Original topic: TICDC模块如何实现高可用

| username: residentevil

[TiDB Usage Environment] Production Environment
[TiDB Version] v7.1.0
[Encountered Problem: Problem Phenomenon and Impact] TICDC can achieve incremental data synchronization between TiDB clusters. How can this component achieve high availability? For example, can two TICDC components be deployed in a primary-backup mode, where the backup automatically takes over the synchronization task if the primary fails?

| username: 像风一样的男子 | Original post link

Multiple TiCDC nodes will automatically achieve high availability. Each TiCDC cluster contains multiple TiCDC nodes, which regularly report their status to the etcd cluster in the PD cluster and elect one of the nodes as the Owner of the TiCDC cluster. The Owner uses etcd to uniformly store the state for scheduling and writes the scheduling results directly into etcd. The Processor completes the corresponding tasks according to the state.
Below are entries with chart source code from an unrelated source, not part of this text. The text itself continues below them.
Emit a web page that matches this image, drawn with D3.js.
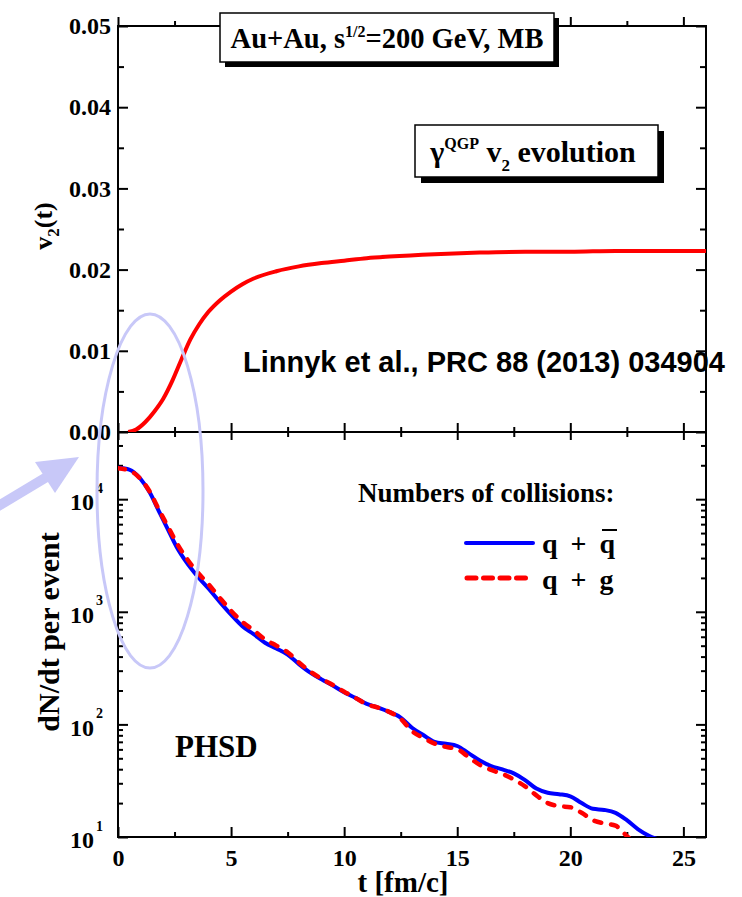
<!DOCTYPE html>
<html><head><meta charset="utf-8">
<script src="https://cdn.jsdelivr.net/npm/d3@7/dist/d3.min.js"></script>
<style>body{margin:0;background:#fff;} svg{display:block;}</style>
</head><body>
<svg id="c" width="742" height="897"></svg>
<script>
// ---- data ----
const tV2 = [0.45,0.8,1.2,1.6,2.0,2.4,2.8,3.2,3.6,4.0,4.5,5,5.5,6,7,8,9,10,11,12,14,16,18,20,22,24,26];
const v2 = [0,0.0003,0.0012,0.0025,0.0041,0.0063,0.0089,0.0114,0.0133,0.0148,0.0162,0.0173,0.0182,0.0189,0.0198,0.0204,0.0208,0.0211,0.0214,0.0216,0.0219,0.0221,0.0222,0.0222,0.0223,0.0223,0.0223];

const tQQ = [0,0.5,1.0,1.4,1.8,2.2,2.6,3.0,3.5,4.0,4.5,5.0,5.5,6.0,6.5,7.0,7.5,8.0,8.5,9.0,9.5,10.0,10.5,11.0,11.5,12.0,12.5,13.0,13.5,14.0,14.5,15.0,15.5,16.0,16.5,17.0,17.5,18.0,18.5,19.0,19.5,20.0,20.5,21.0,21.5,22.0,22.5,23.0,23.5,23.8];
const nQQbar = [19000,18300,15100,11500,7890,5420,3740,2800,2080,1610,1225,944,746,632,531,473,417,343,288,251,221,193,172,152,141,129,115,93.3,80.4,70.0,67.3,64.3,55.6,47.9,42.7,39.8,36.7,32.0,26.9,24.7,24.0,23.0,20.0,17.8,17.4,16.4,14.1,11.7,10.2,9.66];

const tQG = [0,0.5,1.0,1.4,1.8,2.2,2.6,3.0,3.5,4.0,4.5,5.0,5.5,6.0,6.5,7.0,7.5,8.0,8.5,9.0,9.5,10.0,10.5,11.0,11.5,12.0,12.5,13.0,13.5,14.0,14.5,15.0,15.5,16.0,16.5,17.0,17.5,18.0,18.5,19.0,19.5,20.0,20.5,21.0,21.5,22.0,22.5,22.6];
const nQG = [18800,18000,15100,11700,8130,5750,4070,3050,2260,1760,1330,1020,813,684,569,501,437,355,295,254,224,195,172,151,141,129,112,87.1,75.9,67.6,63.1,60.3,51.3,43.7,39.4,36.3,32.4,28.2,23.4,20.0,18.8,18.4,16.4,14.1,13.2,12.6,10.2,9.77];

const xMajor = [0,5,10,15,20,25];
const xMinor = [2.5,7.5,12.5,17.5,22.5];
const v2Major = [0,0.01,0.02,0.03,0.04,0.05];
const v2Minor = [0.005,0.015,0.025,0.035,0.045];
const logMajor = [10,100,1000,10000];
const logExp = ["1","2","3","4"];

// ---- layout ----
const L=118, R=706, T=26, M=432, B=837;
const serif = "'Liberation Serif','Times New Roman',serif";
const sans = "'Liberation Sans',Arial,sans-serif";
const svg = d3.select("#c");

const x = d3.scaleLinear().domain([0,26]).range([L,R]);
const yTop = d3.scaleLinear().domain([0,0.05]).range([M,T]);
const yBot = d3.scaleLog().domain([10,39500]).range([B,M]);

const logMinor = [];
[10,100,1000,10000].forEach(d=>{for(let k=2;k<=9;k++){const v=d*k; if(v<=39500) logMinor.push(v);}});

svg.append("defs").html(
  `<clipPath id="cpT"><rect x="${L}" y="${T}" width="${R-L}" height="${M-T}"/></clipPath>
   <clipPath id="cpB"><rect x="${L}" y="${M}" width="${R-L}" height="${B-M}"/></clipPath>`);

function styleAxis(g){
  g.select(".domain").remove();
  g.selectAll(".tick line").attr("stroke","#000").attr("stroke-width",2);
  g.selectAll(".tick text").attr("fill","#000").style("font-family",serif).style("font-weight","bold").style("font-size","24px");
}
function addAxis(gen, tx, ty){
  const g = svg.append("g").attr("transform",`translate(${tx},${ty})`).call(gen);
  styleAxis(g); return g;
}

// top panel axes
addAxis(d3.axisLeft(yTop).tickValues(v2Major).tickSize(-10).tickPadding(7).tickFormat(d3.format(".2f")), L, 0);
addAxis(d3.axisLeft(yTop).tickValues(v2Minor).tickSize(-6).tickFormat(""), L, 0);
addAxis(d3.axisRight(yTop).tickValues(v2Major).tickSize(-10).tickFormat(""), R, 0);
addAxis(d3.axisRight(yTop).tickValues(v2Minor).tickSize(-6).tickFormat(""), R, 0);
addAxis(d3.axisBottom(x).tickValues(xMajor).tickSize(-9).tickFormat(""), 0, T);
addAxis(d3.axisBottom(x).tickValues(xMinor).tickSize(-5).tickFormat(""), 0, T);
// middle shared axis: ticks both ways
addAxis(d3.axisTop(x).tickValues(xMajor).tickSize(9).tickFormat(""), 0, M);
addAxis(d3.axisTop(x).tickValues(xMinor).tickSize(5).tickFormat(""), 0, M);
addAxis(d3.axisBottom(x).tickValues(xMajor).tickSize(8).tickFormat(""), 0, M);
addAxis(d3.axisBottom(x).tickValues(xMinor).tickSize(5).tickFormat(""), 0, M);
// bottom panel axes
const gl = addAxis(d3.axisLeft(yBot).tickValues(logMajor).tickSize(-10).tickPadding(24).tickFormat(""), L, 0);
gl.selectAll(".tick").each(function(d,i){
  d3.select(this).append("text").attr("fill","#000").attr("x",-24).attr("y",3)
    .attr("dy","0.32em").attr("text-anchor","end")
    .style("font-family",serif).style("font-weight","bold").style("font-size","24px").text("10");
  d3.select(this).append("text").attr("fill","#000").attr("x",-22).attr("y",-7)
    .attr("text-anchor","start").style("font-family",serif).style("font-weight","bold").style("font-size","14px").text(logExp[i]);
});
addAxis(d3.axisLeft(yBot).tickValues(logMinor).tickSize(-5).tickFormat(""), L, 0);
addAxis(d3.axisRight(yBot).tickValues(logMajor).tickSize(-10).tickFormat(""), R, 0);
addAxis(d3.axisRight(yBot).tickValues(logMinor).tickSize(-5).tickFormat(""), R, 0);
addAxis(d3.axisBottom(x).tickValues(xMajor).tickSize(-10).tickPadding(12).tickFormat(d3.format("d")), 0, B);
addAxis(d3.axisBottom(x).tickValues(xMinor).tickSize(-5).tickFormat(""), 0, B);

// frames
svg.append("rect").attr("x",L).attr("y",T).attr("width",R-L).attr("height",M-T).attr("fill","none").attr("stroke","#000").attr("stroke-width",2);
svg.append("rect").attr("x",L).attr("y",M).attr("width",R-L).attr("height",B-M).attr("fill","none").attr("stroke","#000").attr("stroke-width",2);

// curves
const lineTop = d3.line().x((d,i)=>x(tV2[i])).y(d=>yTop(d)).curve(d3.curveMonotoneX);
svg.append("path").attr("clip-path","url(#cpT)").attr("d",lineTop(v2)).attr("fill","none").attr("stroke","#ff0000").attr("stroke-width",4);

const lineQQ = d3.line().x((d,i)=>x(tQQ[i])).y(d=>yBot(d)).curve(d3.curveMonotoneX);
const lineQG = d3.line().x((d,i)=>x(tQG[i])).y(d=>yBot(d)).curve(d3.curveMonotoneX);
svg.append("path").attr("clip-path","url(#cpB)").attr("d",lineQQ(nQQbar)).attr("fill","none").attr("stroke","#0000ff").attr("stroke-width",4);
svg.append("path").attr("clip-path","url(#cpB)").attr("d",lineQG(nQG)).attr("fill","none").attr("stroke","#ff0000").attr("stroke-width",4.5).attr("stroke-dasharray","7,10").attr("stroke-linecap","round");

// axis titles
svg.append("text").attr("transform","translate(52,226) rotate(-90)").attr("text-anchor","middle")
  .style("font-family",serif).style("font-weight","bold").style("font-size","26px")
  .html('v<tspan dy="7" font-size="17">2</tspan><tspan dy="-7">(t)</tspan>');
svg.append("text").attr("transform","translate(59,632) rotate(-90)").attr("text-anchor","middle")
  .style("font-family",serif).style("font-weight","bold").style("font-size","30px").text("dN/dt per event");
svg.append("text").attr("x",403).attr("y",892).attr("text-anchor","middle")
  .style("font-family",serif).style("font-weight","bold").style("font-size","29px").text("t [fm/c]");

// boxes
function box(x0,y0,w,h,off){
  svg.append("rect").attr("x",x0+off).attr("y",y0+off).attr("width",w).attr("height",h).attr("fill","#000");
  svg.append("rect").attr("x",x0).attr("y",y0).attr("width",w).attr("height",h).attr("fill","#fff").attr("stroke","#000").attr("stroke-width",1.5);
}
box(220,13,334,49,5);
svg.append("text").attr("x",387).attr("y",48).attr("text-anchor","middle")
  .style("font-family",serif).style("font-weight","bold").style("font-size","28.5px")
  .html('Au+Au, s<tspan dy="-11" font-size="16">1/2</tspan><tspan dy="11">=200 GeV, MB</tspan>');
box(415,125,243,52,6);
svg.append("text").attr("x",533).attr("y",162).attr("text-anchor","middle")
  .style("font-family",serif).style("font-weight","bold").style("font-size","30px")
  .html('γ<tspan dy="-13" font-size="16">QGP</tspan><tspan dy="13"> v</tspan><tspan dy="9" font-size="17">2</tspan><tspan dy="-9"> evolution</tspan>');

// annotations
svg.append("text").attr("x",243).attr("y",372)
  .style("font-family",sans).style("font-weight","bold").style("font-size","29px").text("Linnyk et al., PRC 88 (2013) 034904");
svg.append("text").attr("x",175).attr("y",757)
  .style("font-family",serif).style("font-weight","bold").style("font-size","31px").text("PHSD");

// legend
svg.append("text").attr("x",358).attr("y",502)
  .style("font-family",serif).style("font-weight","bold").style("font-size","27px").text("Numbers of collisions:");
svg.append("line").attr("x1",466).attr("x2",533).attr("y1",543).attr("y2",543).attr("stroke","#0000ff").attr("stroke-width",4).attr("stroke-linecap","round");
svg.append("line").attr("x1",467).attr("x2",531).attr("y1",578).attr("y2",578).attr("stroke","#ff0000").attr("stroke-width",5).attr("stroke-dasharray","9,7.5").attr("stroke-linecap","round");
const lt1 = svg.append("text").attr("x",542).attr("y",553).style("font-family",serif).style("font-weight","bold").style("font-size","28px");
lt1.append("tspan").text("q");
lt1.append("tspan").attr("dx",13).text("+");
lt1.append("tspan").attr("dx",13).text("q");
svg.append("line").attr("x1",602).attr("x2",617).attr("y1",530).attr("y2",530).attr("stroke","#000").attr("stroke-width",2);
const lt2 = svg.append("text").attr("x",542).attr("y",589).style("font-family",serif).style("font-weight","bold").style("font-size","28px");
lt2.append("tspan").text("q");
lt2.append("tspan").attr("dx",13).text("+");
lt2.append("tspan").attr("dx",13).text("g");

// decorative ellipse and arrow
const lav = "#c8c8f8";
svg.append("ellipse").attr("cx",150).attr("cy",491).attr("rx",53).attr("ry",177).attr("fill","none").attr("stroke",lav).attr("stroke-width",3);
svg.append("line").attr("x1",-5).attr("y1",508).attr("x2",50).attr("y2",475).attr("stroke",lav).attr("stroke-width",10);
svg.append("polygon").attr("points","79,457 35,462 55,493").attr("fill",lav);
</script>
</body></html>
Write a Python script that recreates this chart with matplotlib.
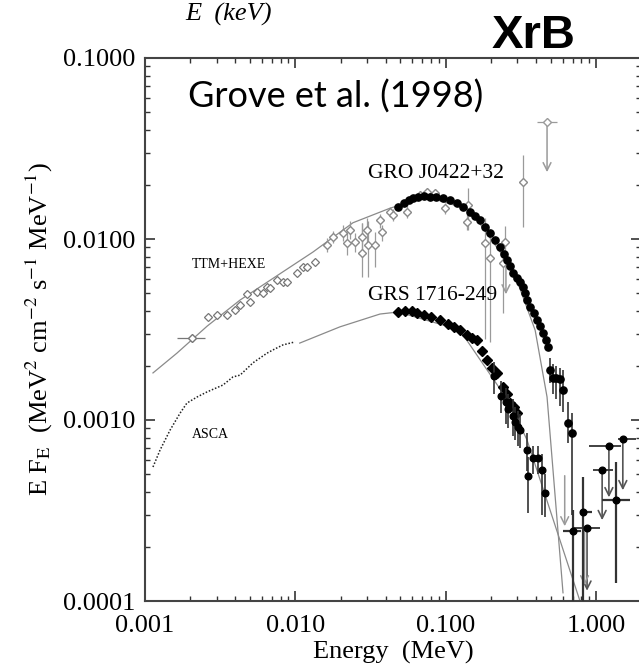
import numpy as np
import matplotlib
matplotlib.use('Agg')
import matplotlib.pyplot as plt
from matplotlib.ticker import FixedLocator, LogLocator, NullFormatter

plt.rcParams['font.family'] = ['Liberation Serif', 'DejaVu Serif']
plt.rcParams['mathtext.fontset'] = 'stix'

# ---- GRO J0422+32 : model curve
gro_model_E = [0.00113, 0.00163, 0.00259, 0.00429, 0.0131, 0.0242, 0.0427, 0.0752,
               0.145, 0.281, 0.394, 0.473, 0.604]
gro_model_F = [0.00182, 0.00234, 0.00330, 0.00460, 0.00847, 0.0123, 0.0148, 0.0171,
               0.0145, 0.00675, 0.00314, 0.00134, 0.000111]

# ---- GRS 1716-249 : model curve
grs_model_E = [0.0107, 0.0198, 0.0366, 0.0482, 0.124, 0.267, 0.348, 0.78]
grs_model_F = [0.00266, 0.00327, 0.00385, 0.00395, 0.00315, 0.00124, 0.000776, 0.000101]

# ---- ASCA (GRS 1716-249)
asca_E = [0.00113, 0.00126, 0.00147, 0.00171, 0.00190, 0.00222, 0.00259, 0.00330,
          0.00385, 0.00429, 0.00523, 0.00648, 0.00711, 0.00828, 0.00995]
asca_F = [0.000550, 0.000683, 0.000881, 0.00109, 0.00124, 0.00134, 0.00143, 0.00156,
          0.00173, 0.00177, 0.00207, 0.00234, 0.00244, 0.00260, 0.00270]

# ---- TTM+HEXE open points (GRO J0422+32)
ttm_E = [0.00262, 0.00301, 0.00351, 0.00397, 0.00429, 0.00477, 0.00500, 0.00556,
         0.00610, 0.00648, 0.00679, 0.00755, 0.00828, 0.00881, 0.0103, 0.0112,
         0.0120, 0.0135]
ttm_F = [0.00371, 0.00380, 0.00380, 0.00405, 0.00432, 0.00497, 0.00449, 0.00509,
         0.00503, 0.00543, 0.00537, 0.00593, 0.00578, 0.00578, 0.00649, 0.00700,
         0.00700, 0.00746]
ttm_lone_E = [0.00206]
ttm_lone_F = [0.00284]
ttm_lone_Elo = [0.00163]
ttm_lone_Ehi = [0.00251]

# ---- open points with error bars (GRO J0422+32)
open_E = [0.0163, 0.0178, 0.0208, 0.0221, 0.0231, 0.0250, 0.0278, 0.0278, 0.0300,
          0.0305, 0.0339, 0.0366, 0.0378, 0.0427, 0.0447, 0.0553, 0.0676, 0.0752,
          0.0850, 0.0991, 0.141, 0.139, 0.183, 0.197, 0.248, 0.241, 0.327]
open_F = [0.00927, 0.0103, 0.0108, 0.0095, 0.0112, 0.00962, 0.0103, 0.00837, 0.0112,
          0.00927, 0.00927, 0.0127, 0.0109, 0.0141, 0.0136, 0.0141, 0.0175, 0.0182,
          0.0180, 0.0148, 0.0154, 0.0124, 0.0095, 0.00785, 0.00962, 0.00737, 0.0206]
open_Flo = [0.0085, 0.0095, 0.0098, 0.0082, 0.0100, 0.0085, 0.0080, 0.00617, 0.0090,
            0.0062, 0.0070, 0.0115, 0.0098, 0.0132, 0.0125, 0.0130, 0.0165, 0.0172,
            0.0170, 0.0138, 0.0112, 0.0112, 0.0028, 0.0027, 0.0075, 0.0039, 0.0116]
open_Fhi = [0.0101, 0.0111, 0.0119, 0.0110, 0.0126, 0.0108, 0.0123, 0.0123, 0.0130,
            0.0125, 0.0110, 0.0138, 0.0120, 0.0150, 0.0146, 0.0152, 0.0185, 0.0192,
            0.0190, 0.0158, 0.0191, 0.0137, 0.0130, 0.0110, 0.0118, 0.0095, 0.0291]

# ---- GRO J0422+32 filled circles
gro_E = [0.0482, 0.0530, 0.0570, 0.0607, 0.0660, 0.0720, 0.0787, 0.0860, 0.0961,
         0.107, 0.119, 0.131, 0.145, 0.157, 0.169, 0.183, 0.197, 0.213, 0.230,
         0.243, 0.256, 0.268, 0.281, 0.297, 0.313, 0.325, 0.337, 0.350, 0.365,
         0.385, 0.406, 0.425, 0.445, 0.462, 0.480]
gro_F = [0.0150, 0.0158, 0.0164, 0.0169, 0.0171, 0.0172, 0.0171, 0.0171, 0.0169,
         0.0164, 0.0158, 0.0150, 0.0141, 0.0134, 0.0127, 0.0117, 0.0108, 0.00990,
         0.00903, 0.00830, 0.00766, 0.00705, 0.00649, 0.00610, 0.00578, 0.00540,
         0.00503, 0.00460, 0.00421, 0.00390, 0.00357, 0.00330, 0.00303, 0.00278,
         0.00253]
gro_hi_E = [0.495, 0.519, 0.545, 0.575, 0.604, 0.652, 0.693]
gro_hi_F = [0.00189, 0.00171, 0.00170, 0.00168, 0.00147, 0.000962, 0.000848]
gro_hi_Flo = [0.00160, 0.00140, 0.00130, 0.00120, 0.00111, 0.00075, 0.00030]
gro_hi_Fhi = [0.00220, 0.00205, 0.00200, 0.00195, 0.00189, 0.00125, 0.00110]

# ---- GRS 1716-249 filled points
grs_E = [0.0482, 0.0540, 0.0600, 0.0646, 0.0720, 0.0800, 0.0918, 0.103, 0.113,
         0.125, 0.138, 0.150, 0.162, 0.175, 0.188, 0.205, 0.220, 0.241, 0.255,
         0.268, 0.285, 0.298]
grs_F = [0.00395, 0.00400, 0.00398, 0.00390, 0.00382, 0.00372, 0.00356, 0.00340,
         0.00328, 0.00314, 0.00296, 0.00285, 0.00277, 0.00240, 0.00214, 0.00195,
         0.00182, 0.00152, 0.00140, 0.00124, 0.00118, 0.00109]
grs_lo_E = [0.210, 0.232, 0.252, 0.262, 0.280, 0.290, 0.305, 0.313, 0.348, 0.354,
            0.381, 0.412, 0.438, 0.459]
grs_lo_F = [0.00175, 0.00135, 0.00125, 0.00115, 0.00105, 0.00098, 0.00092, 0.000881,
            0.000682, 0.000491, 0.000617, 0.000617, 0.000530, 0.000395]
grs_lo_Flo = [0.00140, 0.00110, 0.00095, 0.00090, 0.00082, 0.00078, 0.00072, 0.00070,
              0.00052, 0.000306, 0.00050, 0.00050, 0.000300, 0.000291]
grs_lo_Fhi = [0.00210, 0.00165, 0.00150, 0.00140, 0.00130, 0.00118, 0.00112, 0.00108,
              0.00085, 0.000625, 0.00072, 0.00072, 0.00065, 0.00050]

# ---- high energy points (dark, with bars)
hi_E = [0.82, 0.70, 1.36]
hi_F = [0.000310, 0.000244, 0.000361]
hi_Elo = [0.78, 0.60, 1.10]
hi_Ehi = [0.94, 0.80, 1.68]
hi_Flo = [0.00009, 0.00009, 0.000126]
hi_Fhi = [0.000486, 0.00032, 0.000586]

# ---- upper limits (dark)
ul_E = [0.873, 1.10, 1.22, 1.51]
ul_F = [0.000253, 0.000530, 0.000718, 0.000785]
ul_Fend = [0.000110, 0.000270, 0.000361, 0.000395]
ul_Elo = [0.71, 0.95, 0.90, 1.40]
ul_Ehi = [1.06, 1.30, 1.46, 1.85]

# ---- upper limits (gray)
gul_E = [0.473, 0.252, 0.62, 0.84]
gul_F = [0.0443, 0.00737, 0.00051, 0.00025]
gul_Fend = [0.0226, 0.00478, 0.00025, 0.000118]

xticks = [0.001, 0.01, 0.1, 1.0]
xtick_labels = ['0.001', '0.010', '0.100', '1.000']
yticks = [0.0001, 0.001, 0.01, 0.1]
ytick_labels = ['0.0001', '0.0010', '0.0100', '0.1000']

W, H = 639, 672
fig = plt.figure(figsize=(W / 100, H / 100), dpi=100)
ax = fig.add_axes([145 / W, 71 / H, 496 / W, 543 / H])
ax.set_xscale('log')
ax.set_yscale('log')
ax.set_xlim(0.001, 1.995)
ax.set_ylim(0.0001, 0.1)

gray = '#8a8a8a'
ax.plot(gro_model_E, gro_model_F, color=gray, lw=0.9, zorder=2)
ax.plot(grs_model_E, grs_model_F, color=gray, lw=0.9, zorder=2)
ax.plot(asca_E, asca_F, color='#222222', lw=1.1, ls=(0, (1, 1.2)), zorder=3)

ax.plot(ttm_E, ttm_F, ls='none', marker='D', ms=4.2, mfc='white', mec='#777777',
        mew=0.9, zorder=3)
ax.errorbar(ttm_lone_E, ttm_lone_F,
            xerr=[np.subtract(ttm_lone_E, ttm_lone_Elo), np.subtract(ttm_lone_Ehi, ttm_lone_E)],
            fmt='D', ms=4.2, mfc='white', mec='#777777', ecolor='#777777', elinewidth=0.9,
            capsize=0, zorder=3)
ax.errorbar(open_E, open_F,
            yerr=[np.subtract(open_F, open_Flo), np.subtract(open_Fhi, open_F)],
            xerr=[np.multiply(open_E, 0.06), np.multiply(open_E, 0.06)],
            fmt='D', ms=4.2, mfc='white', mec='#8a8a8a', ecolor='#9a9a9a', elinewidth=0.9,
            capsize=0, zorder=3)

ax.plot(gro_E, gro_F, ls='none', marker='o', ms=5.2, color='black', zorder=5)
ax.errorbar(gro_hi_E, gro_hi_F,
            yerr=[np.subtract(gro_hi_F, gro_hi_Flo), np.subtract(gro_hi_Fhi, gro_hi_F)],
            fmt='o', ms=5.2, color='black', ecolor='#333333', elinewidth=1.2, capsize=0,
            zorder=5)
ax.plot(grs_E, grs_F, ls='none', marker='D', ms=4.6, color='black', zorder=5)
ax.errorbar(grs_lo_E, grs_lo_F,
            yerr=[np.subtract(grs_lo_F, grs_lo_Flo), np.subtract(grs_lo_Fhi, grs_lo_F)],
            fmt='o', ms=4.8, color='black', ecolor='#333333', elinewidth=1.2, capsize=0,
            zorder=5)
ax.errorbar(hi_E, hi_F,
            yerr=[np.subtract(hi_F, hi_Flo), np.subtract(hi_Fhi, hi_F)],
            xerr=[np.subtract(hi_E, hi_Elo), np.subtract(hi_Ehi, hi_E)],
            fmt='o', ms=4.8, color='black', ecolor='#333333', elinewidth=1.6, capsize=0,
            zorder=5)
ax.errorbar(ul_E, ul_F,
            xerr=[np.subtract(ul_E, ul_Elo), np.subtract(ul_Ehi, ul_E)],
            fmt='o', ms=4.8, color='black', ecolor='#333333', elinewidth=1.3, capsize=0,
            zorder=5)
for e, f0, f1 in zip(ul_E, ul_F, ul_Fend):
    ax.annotate('', xy=(e, f1), xytext=(e, f0),
                arrowprops=dict(arrowstyle='->', color='#555555', lw=1.2,
                                mutation_scale=14), zorder=4)
for e, f0, f1 in zip(gul_E, gul_F, gul_Fend):
    ax.annotate('', xy=(e, f1), xytext=(e, f0),
                arrowprops=dict(arrowstyle='->', color='#9a9a9a', lw=1.1,
                                mutation_scale=14), zorder=4)
ax.errorbar([gul_E[0]], [gul_F[0]], xerr=[[0.068], [0.078]], fmt='D', ms=4, mfc='white',
            mec='#9a9a9a', ecolor='#9a9a9a', elinewidth=0.9, capsize=0, zorder=4)

# axes styling
ax.xaxis.set_major_locator(FixedLocator(xticks))
ax.set_xticklabels(xtick_labels)
ax.yaxis.set_major_locator(FixedLocator(yticks))
ax.set_yticklabels(ytick_labels)
ax.xaxis.set_minor_locator(LogLocator(base=10, subs=np.arange(2, 10)))
ax.yaxis.set_minor_locator(LogLocator(base=10, subs=np.arange(2, 10)))
ax.xaxis.set_minor_formatter(NullFormatter())
ax.yaxis.set_minor_formatter(NullFormatter())
ax.tick_params(which='both', direction='in', top=True, right=True, colors='#333333',
               labelcolor='black', labelsize=19)
ax.tick_params(which='major', length=7, width=1.2)
ax.tick_params(which='minor', length=3.5, width=1.0)
ax.tick_params(axis='x', pad=10)
ax.tick_params(axis='y', pad=7)
for s in ax.spines.values():
    s.set_linewidth(1.5)
    s.set_color('#444444')

ax.set_xlabel('Energy  (MeV)', fontsize=19, labelpad=3)
ax.set_ylabel(r'E F$_{\rm E}$  (MeV$^2$ cm$^{-2}$ s$^{-1}$ MeV$^{-1}$)', fontsize=19,
              labelpad=6)


def px(x, y):
    return x / W, 1 - y / H


fig.text(*px(368, 178), 'GRO J0422+32', fontsize=15.5)
fig.text(*px(368, 300), 'GRS 1716-249', fontsize=15.5)
fig.text(*px(192, 268), 'TTM+HEXE', fontsize=10)
fig.text(*px(192, 438), 'ASCA', fontsize=10)
fig.text(*px(185, 21), 'E  (keV)', fontsize=19, fontstyle='italic')
fig.text(*px(492, 48), 'XrB', fontsize=34, fontweight='bold',
         family=['Liberation Sans', 'DejaVu Sans'])
fig.text(*px(188, 108), 'Grove et al. (1998)', fontsize=26,
         family=['Lato', 'DejaVu Sans'])

fig.savefig('out.png', dpi=100)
If the node where the Processor is located encounters an exception, the cluster will schedule the table to other nodes. If the Owner node encounters an exception, the Capture process of other nodes will elect a new Owner.

| username: residentevil | Original post link

Then you need to deploy the TiCDC cluster mode. Another question, if TiCDC consumes the upstream redo log, is it idempotent? For example, if a single TiCDC component fails after deployment and you want to deploy a new TiCDC component to continue synchronization, how do you find this point? Can you move forward from the moment of the exception? Or will TiCDC automatically find the point?

| username: 像风一样的男子 | Original post link

CDC reads the changelogs from TiKV and synchronizes them downstream. During this process, there will be a TSO to record the synchronization time point. If your task fails, you can specify this TSO time point in the new task to start reading the changelogs.

| username: residentevil | Original post link

Question 1: Is this changelog the WAL log of RocksDB?
Question 2: Where can I check the TSO timestamp, and where can I check the synchronization delay? Is there an API interface?

| username: 像风一样的男子 | Original post link

The kv change log is not the raft log. The kv change log is a row changed event provided by TiKV that hides most of the internal implementation details, and it is conducted on a region basis.
You can find this TSO in the CDC logs or the CDC CLI changefeed list task list. If there is a delay, you can see the details in the tsp-prod-slave-cluster-TiCDC monitoring on Grafana.

| username: 像风一样的男子 | Original post link

If you want to learn more about CDC, you can check out their design documents at tiflow/docs/design at master · pingcap/tiflow · GitHub

| username: residentevil | Original post link

Got it, thank you very much.

| username: system | Original post link

This topic was automatically closed 60 days after the last reply. New replies are no longer allowed.